[Records from a collection]
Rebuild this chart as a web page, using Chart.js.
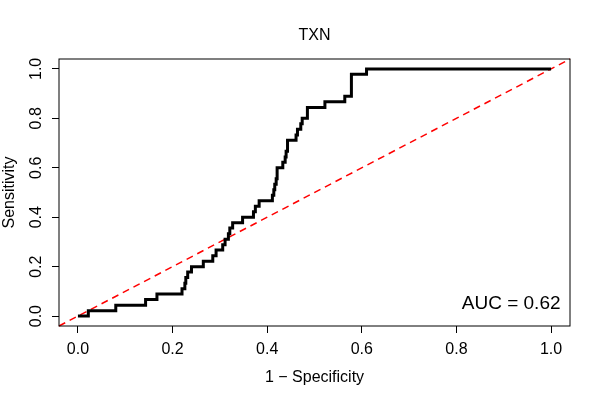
<!DOCTYPE html>
<html>
<head>
<meta charset="utf-8">
<script src="https://cdn.jsdelivr.net/npm/chart.js@4.4.1/dist/chart.umd.min.js"></script>
<style>
	html, body { margin: 0; padding: 0; background: #fff; }
	#chart-roc { display: block; }
</style>
</head>
<body>
<canvas id="chart-roc" width="600" height="400"></canvas>
<script>
// ROC curve points (1 - specificity, sensitivity)
const FPR = [0, 0.022, 0.080, 0.143, 0.167, 0.220, 0.226, 0.228, 0.232, 0.240, 0.265, 0.285, 0.292, 0.306, 0.311, 0.318, 0.321, 0.327, 0.348, 0.371, 0.375, 0.383, 0.411, 0.414, 0.416, 0.419, 0.421, 0.433, 0.438, 0.440, 0.443, 0.461, 0.464, 0.471, 0.474, 0.485, 0.522, 0.564, 0.578, 0.610, 1];
const TPR = [0, 0.022, 0.044, 0.067, 0.089, 0.111, 0.133, 0.156, 0.178, 0.200, 0.222, 0.244, 0.267, 0.289, 0.311, 0.333, 0.356, 0.378, 0.400, 0.422, 0.444, 0.467, 0.489, 0.511, 0.533, 0.556, 0.600, 0.622, 0.644, 0.667, 0.711, 0.733, 0.756, 0.778, 0.800, 0.844, 0.867, 0.889, 0.978, 1, 1];
const DIAGONAL = [-0.04, 1.04];
const TICKS = [0, 0.2, 0.4, 0.6, 0.8, 1.0];
const AXIS_RANGE = [-0.04, 1.04];
const TITLE = "TXN";
const AUC_LABEL = "AUC = 0.62";

const FONT = "'Liberation Sans', Arial, Helvetica, sans-serif";
const CHART_WRAPPER = document.getElementById("chart-roc");

// Box around the plot region, main title (centred on the plot, like R) and the AUC text
const boxPlugin = {
	id: "rBox",
	afterDraw(chart) {
		const { ctx, chartArea, scales } = chart;
		ctx.save();
		ctx.strokeStyle = "#000";
		ctx.lineWidth = 1;
		ctx.strokeRect(chartArea.left, chartArea.top, chartArea.right - chartArea.left, chartArea.bottom - chartArea.top);
		ctx.fillStyle = "#000";
		ctx.textBaseline = "middle";
		ctx.textAlign = "center";
		ctx.font = "16px " + FONT;
		ctx.fillText(TITLE, (chartArea.left + chartArea.right) / 2, 36);
		ctx.font = "19px " + FONT;
		ctx.textAlign = "right";
		ctx.fillText(AUC_LABEL, scales.x.getPixelForValue(1.02), scales.y.getPixelForValue(0.05));
		ctx.restore();
	},
};

const setTicks = (scale) => {
	scale.ticks = TICKS.map((v) => ({ value: v }));
};

const axis = (title, extra) => ({
	type: "linear",
	min: AXIS_RANGE[0],
	max: AXIS_RANGE[1],
	afterBuildTicks: setTicks,
	border: { display: false },
	grid: {
		drawOnChartArea: false,
		drawTicks: true,
		tickLength: 7,
		color: "#000",
		tickColor: "#000",
		tickWidth: 1,
	},
	ticks: {
		color: "#000",
		font: { family: FONT, size: 16 },
		callback: (v) => Number(v).toFixed(1),
		...extra.ticks,
	},
	title: {
		display: true,
		text: title,
		color: "#000",
		font: { family: FONT, size: 16 },
		padding: extra.titlePadding,
	},
	afterFit: extra.afterFit,
});

const CHART_DATA = {
	datasets: [
		{
			data: FPR.map((x, i) => ({ x, y: TPR[i] })),
			borderColor: "#000",
			borderWidth: 3,
			stepped: "before",
			pointRadius: 0,
			fill: false,
			order: 1,
		},
		{
			data: DIAGONAL.map((v) => ({ x: v, y: v })),
			borderColor: "#ff0000",
			borderWidth: 1.5,
			borderDash: [7, 5],
			pointRadius: 0,
			fill: false,
			order: 2,
		},
	],
};

const CHART_CONFIG = {
	type: "scatter",
	data: CHART_DATA,
	options: {
		responsive: false,
		animation: false,
		devicePixelRatio: 1,
		showLine: true,
		clip: false,
		layout: { padding: { left: 0, right: 30, top: 59, bottom: 0 } },
		plugins: {
			legend: { display: false },
			tooltip: { enabled: false },
			title: { display: false },
		},
		scales: {
			x: axis("1 \u2212 Specificity", {
				ticks: { padding: 7, maxRotation: 0 },
				titlePadding: { top: 0, bottom: 13 },
				afterFit: (s) => { s.height = 74; },
			}),
			y: axis("Sensitivity", {
				ticks: { padding: 4, minRotation: 90, maxRotation: 90, crossAlign: "center" },
				titlePadding: { top: 0, bottom: 0 },
				afterFit: (s) => { s.width = 59; },
			}),
		},
	},
	plugins: [boxPlugin],
};

if (CHART_WRAPPER) {
	new Chart(CHART_WRAPPER, CHART_CONFIG);
}
</script>
</body>
</html>
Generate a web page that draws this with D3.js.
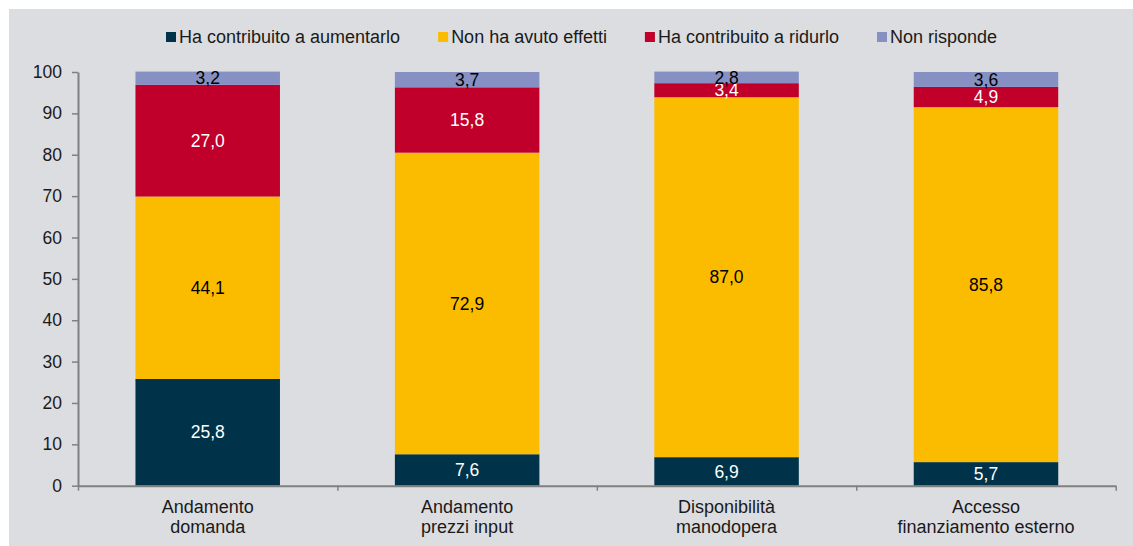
<!DOCTYPE html>
<html>
<head>
<meta charset="utf-8">
<script src="https://cdn.jsdelivr.net/npm/d3@7"></script>
<style>
  body { margin: 0; background: #ffffff; }
  svg { display: block; font-family: "Liberation Sans", Arial, sans-serif; }
</style>
</head>
<body>
<div class="main"></div>
<script>
// Dati (percentuali)
const categories = [
  ["Andamento", "domanda"],
  ["Andamento", "prezzi input"],
  ["Disponibilità", "manodopera"],
  ["Accesso", "finanziamento esterno"]
];
const seriesNames = ["Ha contribuito a aumentarlo", "Non ha avuto effetti", "Ha contribuito a ridurlo", "Non risponde"];
const aumentarlo = [25.8, 7.6, 6.9, 5.7];
const nessunEffetto = [44.1, 72.9, 87.0, 85.8];
const ridurlo = [27.0, 15.8, 3.4, 4.9];
const nonRisponde = [3.2, 3.7, 2.8, 3.6];
const yTicks = [0, 10, 20, 30, 40, 50, 60, 70, 80, 90, 100];

const colors = ["#003349", "#fbbc00", "#c0002a", "#8690c2"];
const labelColors = ["#ffffff", "#000000", "#ffffff", "#000000"];

const W = 1133, H = 546;
const margin = { top: 72, right: 17.3, bottom: 60.3, left: 78 };

const svg = d3.select(".main").append("svg")
    .attr("width", W)
    .attr("height", H);

// sfondo grigio
svg.append("rect")
    .attr("x", 9).attr("y", 9)
    .attr("width", W - 9).attr("height", H - 9)
    .attr("fill", "#dcdde0");

const keys = seriesNames;
const seriesValues = [aumentarlo, nessunEffetto, ridurlo, nonRisponde];
const rows = categories.map(function (c, i) {
  const r = { cat: c.join(" ") };
  keys.forEach(function (k, j) { r[k] = seriesValues[j][i]; });
  return r;
});

const x = d3.scaleBand()
    .domain(rows.map(function (d) { return d.cat; }))
    .range([margin.left, W - margin.right])
    .paddingInner(0.443)
    .paddingOuter(0.2215);

const y = d3.scaleLinear()
    .domain([0, 100])
    .range([H - margin.bottom, margin.top]);

const stacked = d3.stack().keys(keys)(rows);

// barre
const layers = svg.append("g").selectAll("g")
    .data(stacked)
    .join("g")
      .attr("fill", function (d, i) { return colors[i]; });

layers.selectAll("rect")
    .data(function (d) { return d; })
    .join("rect")
      .attr("x", function (d) { return x(d.data.cat); })
      .attr("width", x.bandwidth())
      .attr("y", function (d) { return y(d[1]); })
      .attr("height", function (d) { return y(d[0]) - y(d[1]); });

// etichette dei valori
stacked.forEach(function (layer, i) {
  svg.append("g").selectAll("text")
      .data(layer)
      .join("text")
        .attr("x", function (d) { return x(d.data.cat) + x.bandwidth() / 2; })
        .attr("y", function (d) { return (y(d[0]) + y(d[1])) / 2; })
        .attr("dy", "0.35em")
        .attr("text-anchor", "middle")
        .attr("fill", labelColors[i])
        .style("font-size", "17.5px")
        .text(function (d) { return d3.format(".1f")(d[1] - d[0]).replace(".", ","); });
});

// asse y
const yAxis = svg.append("g")
    .attr("transform", "translate(" + margin.left + ",0)")
    .call(d3.axisLeft(y).tickValues(yTicks).tickSize(6).tickSizeOuter(0).tickPadding(10));
yAxis.select(".domain").attr("stroke", "#808080").attr("stroke-width", 2);
yAxis.selectAll(".tick line").attr("stroke", "#808080").attr("stroke-width", 1.5);
yAxis.selectAll(".tick text")
    .attr("fill", "#1a1a1a")
    .style("font-size", "17.5px")
    .style("font-family", "'Liberation Sans', Arial, sans-serif");

// asse x con tacche ai confini delle categorie
const xb = d3.scaleLinear().domain([0, categories.length]).range(x.range());
const xAxis = svg.append("g")
    .attr("transform", "translate(0," + (H - margin.bottom) + ")")
    .call(d3.axisBottom(xb).tickValues(d3.range(0, categories.length + 1)).tickFormat("").tickSize(5).tickSizeOuter(0));
xAxis.select(".domain").attr("stroke", "#808080").attr("stroke-width", 2);
xAxis.selectAll(".tick line").attr("stroke", "#808080").attr("stroke-width", 1.5);

// etichette delle categorie su due righe
const catLabels = svg.append("g").selectAll("text")
    .data(rows)
    .join("text")
      .attr("x", function (d) { return x(d.cat) + x.bandwidth() / 2; })
      .attr("y", 513)
      .attr("text-anchor", "middle")
      .attr("fill", "#1a1a1a")
      .style("font-size", "18px");
catLabels.each(function (d, i) {
  const t = d3.select(this);
  categories[i].forEach(function (line, j) {
    t.append("tspan")
        .attr("x", x(d.cat) + x.bandwidth() / 2)
        .attr("dy", j === 0 ? 0 : 20)
        .text(line);
  });
});

// legenda
const legend = svg.append("g");
let lx = 166;
seriesNames.forEach(function (name, i) {
  legend.append("rect")
      .attr("x", lx).attr("y", 32)
      .attr("width", 10).attr("height", 10)
      .attr("fill", colors[i]);
  const t = legend.append("text")
      .attr("x", lx + 13).attr("y", 42.5)
      .attr("fill", "#1a1a1a")
      .style("font-size", "18px")
      .text(name);
  lx = lx + 13 + t.node().getComputedTextLength() + 38;
});
</script>
</body>
</html>
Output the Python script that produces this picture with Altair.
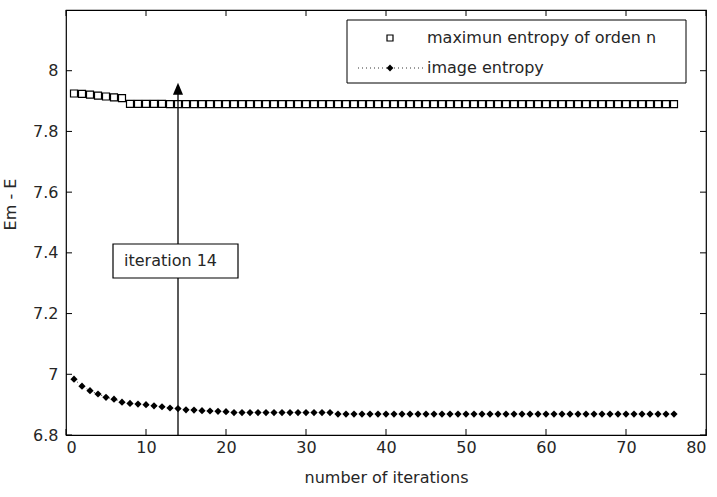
import altair as alt
import pandas as pd

# ---- data -------------------------------------------------------------
iterations = list(range(1, 77))

max_entropy = [
    7.925, 7.924, 7.921, 7.918, 7.915, 7.912, 7.910,
    7.891, 7.891, 7.891, 7.891, 7.891, 7.890, 7.890, 7.890, 7.890, 7.890,
    7.890, 7.890, 7.890, 7.890, 7.890, 7.890, 7.890, 7.890, 7.890, 7.890,
    7.890, 7.890, 7.890, 7.890, 7.890, 7.890, 7.890, 7.890, 7.890, 7.890,
    7.890, 7.890, 7.890, 7.890, 7.890, 7.890, 7.890, 7.890, 7.890, 7.890,
    7.890, 7.890, 7.890, 7.890, 7.890, 7.890, 7.890, 7.890, 7.890, 7.890,
    7.890, 7.890, 7.890, 7.890, 7.890, 7.890, 7.890, 7.890, 7.890, 7.890,
    7.890, 7.890, 7.890, 7.890, 7.890, 7.890, 7.890, 7.890, 7.890,
]

image_entropy = [
    6.984, 6.961, 6.946, 6.935, 6.924, 6.918, 6.908, 6.904, 6.902, 6.900,
    6.896, 6.893, 6.889, 6.887, 6.883, 6.882, 6.880, 6.879, 6.878, 6.877,
    6.874, 6.874, 6.874, 6.874, 6.874, 6.874, 6.874, 6.874, 6.874, 6.874,
    6.874, 6.874, 6.874,
    6.869, 6.869, 6.869, 6.869, 6.869, 6.869, 6.869, 6.869, 6.869, 6.869,
    6.869, 6.869, 6.869, 6.869, 6.869, 6.869, 6.869, 6.869, 6.869, 6.869,
    6.869, 6.869, 6.869, 6.869, 6.869, 6.869, 6.869, 6.869, 6.869, 6.869,
    6.869, 6.869, 6.869, 6.869, 6.869, 6.869, 6.869, 6.869, 6.869, 6.869,
    6.869, 6.869, 6.869,
]

x_ticks = [0, 10, 20, 30, 40, 50, 60, 70, 80]
y_ticks = [6.8, 7.0, 7.2, 7.4, 7.6, 7.8, 8.0]

legend_labels = ["maximun entropy of orden n", "image entropy"]
annotation_label = "iteration 14"
arrow_iteration = 14
arrow_base = 6.8
arrow_tip = 7.96

FONT = "DejaVu Sans"
TEXT = "#262626"
W, H = 640, 425

df = pd.DataFrame({"it": iterations, "em": max_entropy, "e": image_entropy})
xt = pd.DataFrame({"t": x_ticks})
yt = pd.DataFrame({"t": y_ticks})
one = pd.DataFrame({"k": [0]})

x_scale = alt.Scale(domain=[0, 80], nice=False, zero=False)
y_scale = alt.Scale(domain=[6.8, 8.2], nice=False, zero=False)

# one shared axis definition per channel, reused by every layer
x_axis = alt.Axis(
    values=x_ticks, ticks=False, domain=False, grid=False, labelPadding=4,
    labelFont=FONT, labelFontSize=16, labelColor=TEXT,
    title="number of iterations", titleFont=FONT, titleFontSize=16,
    titleFontWeight="normal", titleColor=TEXT, titlePadding=14)
y_axis = alt.Axis(
    values=y_ticks, format="~g", ticks=False, domain=False, grid=False,
    labelPadding=8, labelFont=FONT, labelFontSize=16, labelColor=TEXT,
    title="Em - E", titleFont=FONT, titleFontSize=16, titleFontWeight="normal",
    titleColor=TEXT, titleX=-56, titleY=194, titleAngle=270,
    titleBaseline="middle", titleAlign="center")


def X(field):
    return alt.X(field, scale=x_scale, axis=x_axis)


def Y(field):
    return alt.Y(field, scale=y_scale, axis=y_axis)


# ---- series -----------------------------------------------------------
squares = alt.Chart(df).mark_point(
    shape="square", size=49, filled=False, color="black", strokeWidth=1.2, opacity=1
).encode(x=X("it:Q"), y=Y("em:Q"))

dots_line = alt.Chart(df).mark_line(
    color="black", strokeWidth=0.8, strokeDash=[1, 3]
).encode(x=X("it:Q"), y=Y("e:Q"))

diamonds = alt.Chart(df).mark_point(
    shape="diamond", size=52, filled=True, color="black", opacity=1
).encode(x=X("it:Q"), y=Y("e:Q"))

# ---- inward ticks on all four sides ------------------------------------
tick_style = dict(color="black", strokeWidth=1)
tick_bottom = alt.Chart(xt).mark_rule(**tick_style).encode(
    x=X("t:Q"), y=alt.value(H), y2=alt.value(H - 6))
tick_top = alt.Chart(xt).mark_rule(**tick_style).encode(
    x=X("t:Q"), y=alt.value(0), y2=alt.value(6))
tick_left = alt.Chart(yt).mark_rule(**tick_style).encode(
    y=Y("t:Q"), x=alt.value(0), x2=alt.value(6))
tick_right = alt.Chart(yt).mark_rule(**tick_style).encode(
    y=Y("t:Q"), x=alt.value(W), x2=alt.value(W - 6))

# ---- arrow with its annotation box --------------------------------------
arrow_df = pd.DataFrame({"x": [arrow_iteration], "y0": [arrow_base],
                         "y1": [arrow_tip - 0.03], "tip": [arrow_tip]})
arrow_shaft = alt.Chart(arrow_df).mark_rule(color="black", strokeWidth=1.3).encode(
    x=X("x:Q"), y=Y("y0:Q"), y2="y1:Q")
arrow_head = alt.Chart(arrow_df).mark_point(
    shape="M0,0L-0.42,1L0.42,1Z", size=576, filled=True, color="black",
    strokeWidth=0, opacity=1
).encode(x=X("x:Q"), y=Y("tip:Q"))

note_box = alt.Chart(one).mark_rect(
    fill="white", stroke="black", strokeWidth=1.2
).encode(x=alt.value(47), x2=alt.value(172), y=alt.value(234), y2=alt.value(268))
note_text = alt.Chart(pd.DataFrame({"label": [annotation_label]})).mark_text(
    align="left", baseline="middle", font=FONT, fontSize=16, color=TEXT
).encode(x=alt.value(58), y=alt.value(251), text="label:N")

# ---- legend --------------------------------------------------------------
leg_box = alt.Chart(one).mark_rect(
    fill="white", stroke="black", strokeWidth=1
).encode(x=alt.value(281), x2=alt.value(620), y=alt.value(10), y2=alt.value(73))
leg_square = alt.Chart(one).mark_point(
    shape="square", size=36, filled=False, color="black", strokeWidth=1.2, opacity=1
).encode(x=alt.value(324), y=alt.value(28))
leg_line = alt.Chart(one).mark_rule(
    color="black", strokeWidth=0.8, strokeDash=[1, 3]
).encode(x=alt.value(292), x2=alt.value(360), y=alt.value(58))
leg_diamond = alt.Chart(one).mark_point(
    shape="diamond", size=46, filled=True, color="black", opacity=1
).encode(x=alt.value(324), y=alt.value(58))
leg_text1 = alt.Chart(pd.DataFrame({"label": [legend_labels[0]]})).mark_text(
    align="left", baseline="middle", font=FONT, fontSize=16, color=TEXT
).encode(x=alt.value(361), y=alt.value(28), text="label:N")
leg_text2 = alt.Chart(pd.DataFrame({"label": [legend_labels[1]]})).mark_text(
    align="left", baseline="middle", font=FONT, fontSize=16, color=TEXT
).encode(x=alt.value(361), y=alt.value(58), text="label:N")

chart = alt.layer(
    squares, dots_line, diamonds,
    tick_bottom, tick_top, tick_left, tick_right,
    arrow_shaft, arrow_head, note_box, note_text,
    leg_box, leg_square, leg_line, leg_diamond, leg_text1, leg_text2,
).properties(
    width=W, height=H, autosize="none", background="white",
    padding={"left": 66, "top": 10, "right": 11, "bottom": 62},
).configure_view(stroke="black", strokeWidth=1.2)

chart.save("out.html", embed_options={"renderer": "svg", "actions": False})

WRITTEN REQUEST:
Begin with the line where "Output the Python" appears and end with the line where "iterations = list(range(1, 77))" appears. Copy only that stretch, exactly, with no pictures.

FULL SOLUTION:
Output the Python script that produces this picture with Altair.
import altair as alt
import pandas as pd

# ---- data -------------------------------------------------------------
iterations = list(range(1, 77))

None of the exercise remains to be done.